Easy way to get compression ratios for 3D arrays?

I do serial HDF5 with ZFP compression on thousands of files. I can get compression ratios from 3D arrays by using h5ls -rv on individual files (and piping the output to some shell tools), but I’m looking for a way to get them from calling HDF5 routines from within C or Fortran, which h5ls must do. I want to collect statistics on how much compression is happening with ZFP on each array/file, as I am using the accuracy parameter which does dynamic compression. I’d like to be able to collect this information from the same code (written in C) that reads from the ZFP compressed files. Is there a straightforward way to do this?

Thanks,

Leigh

Leigh, how about H5Dget_storage_size (https://portal.hdfgroup.org/display/HDF5/H5D_GET_STORAGE_SIZE)? This is per dataset and you’d still have to compare the output to H5Sget_simple_extent_npoints * H5Tget_size and do the iteration over all relevant datasets.

G.

Hi Gerd, nice to talk to you again :slight_smile:
That is exactly what I was looking for.
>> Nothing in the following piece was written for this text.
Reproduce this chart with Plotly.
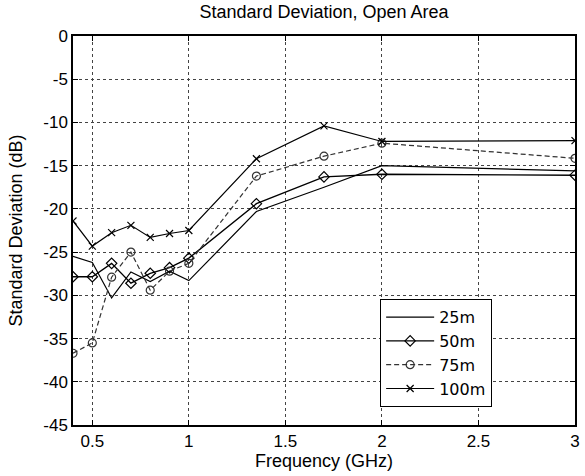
import plotly.graph_objects as go

# Frequency points (GHz) and standard deviation (dB) per distance
freq_ghz = [0.4, 0.5, 0.6, 0.7, 0.8, 0.9, 1.0, 1.35, 1.7, 2.0, 3.0]
sd_25m = [-25.5, -26.2, -30.3, -27.3, -28.4, -27.2, -28.3, -20.3, -17.5, -15.0, -15.6]
sd_50m = [-27.85, -27.85, -26.3, -28.6, -27.45, -26.8, -25.7, -19.4, -16.3, -16.0, -16.1]
sd_75m = [-36.7, -35.5, -27.9, -25.0, -29.4, -27.2, -26.3, -16.2, -13.9, -12.4, -14.15]
sd_100m = [-21.4, -24.3, -22.75, -21.9, -23.3, -22.85, -22.5, -14.2, -10.4, -12.2, -12.1]

x_tick_vals = [0.5, 1.0, 1.5, 2.0, 2.5, 3.0]
x_tick_text = ["0.5", "1", "1.5", "2", "2.5", "3"]
y_tick_vals = [0, -5, -10, -15, -20, -25, -30, -35, -40, -45]
y_tick_text = ["0", "-5", "-10", "-15", "-20", "-25", "-30", "-35", "-40", "-45"]

FONT = "Liberation Sans, Arial, sans-serif"
LEGEND_FONT = "DejaVu Sans, Liberation Sans, sans-serif"

fig = go.Figure()

fig.add_trace(go.Scatter(
    x=freq_ghz, y=sd_25m, name="25m", mode="lines",
    line=dict(color="black", width=1.2),
))
fig.add_trace(go.Scatter(
    x=freq_ghz, y=sd_50m, name="50m", mode="lines+markers",
    line=dict(color="black", width=1.4),
    marker=dict(symbol="diamond-open", size=8, color="black", line=dict(width=1.2)),
))
fig.add_trace(go.Scatter(
    x=freq_ghz, y=sd_75m, name="75m", mode="lines+markers",
    line=dict(color="#333333", width=1.2, dash="5px,3px"),
    marker=dict(symbol="circle-open", size=8, color="#333333", line=dict(width=1.2)),
))
fig.add_trace(go.Scatter(
    x=freq_ghz, y=sd_100m, name="100m", mode="lines+markers",
    line=dict(color="black", width=1.2),
    marker=dict(symbol="x-thin-open", size=7, color="black", line=dict(width=1.2)),
))

axis_common = dict(
    showline=True, linecolor="black", linewidth=1.5, mirror="ticks",
    ticks="inside", ticklen=5, tickcolor="black", tickwidth=1,
    showgrid=True, gridcolor="#444444", gridwidth=1, griddash="dot",
    zeroline=False, tickfont=dict(family=FONT, size=17, color="black"),
)

fig.update_layout(
    width=585, height=476,
    paper_bgcolor="white", plot_bgcolor="white",
    margin=dict(l=73, r=5, t=36, b=51),
    font=dict(family=FONT, color="black"),
    title=dict(
        text="Standard Deviation, Open Area",
        font=dict(family=FONT, size=18, color="black"),
        x=0.5, xref="paper", xanchor="center",
        y=1 - 12 / 476, yref="container", yanchor="middle",
    ),
    xaxis=dict(
        range=[0.4, 3.0], tickvals=x_tick_vals, ticktext=x_tick_text,
        title=dict(text="Frequency (GHz)", font=dict(family=FONT, size=18), standoff=2),
        **axis_common,
    ),
    yaxis=dict(
        range=[-45, 0], tickvals=y_tick_vals, ticktext=y_tick_text,
        title=dict(text="Standard Deviation (dB)", font=dict(family=FONT, size=18), standoff=16),
        **axis_common,
    ),
    legend=dict(
        x=(383 - 73) / 507, xanchor="left",
        y=(425 - 299) / 389, yanchor="top",
        bgcolor="white", bordercolor="black", borderwidth=1.2,
        font=dict(family=LEGEND_FONT, size=16, color="black"),
        tracegroupgap=0, itemwidth=48,
    ),
    showlegend=True,
)

fig.write_html("out.html")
It’s trivial to get the uncompressed size, so this call was the missing link. Thanks!

Leigh

Hey Leigh,

Here is a quick bash script you can run on existing files…

#!/bin/sh

tbyts=0
zbyts=0

while read p; do
    if [[ -z "$(echo $p | grep '^ *Storage:')" ]]; then
        continue
    fi
    t=$(echo $p | tr -s ' ' | cut -d' ' -f2)
    z=$(echo $p | tr -s ' ' | cut -d' ' -f5)
    (( tbyts = tbyts + t ))
    (( zbyts = zbyts + z ))
done << EOT
$(h5ls -vlr $1)
EOT
ratio=$(echo "4@k@$tbyts@$zbyts@/@p" | tr '@' '\n' | dc)

echo "Total logic bytes = $tbyts"
echo "Total actual bytes = $zbyts"
echo "Compression ratio = $ratio"

And here is an example run…

% ./h5statz.sh test_zfp.h5
Total logic bytes = 133125
Total actual bytes = 61184
Compression ratio = 2.1758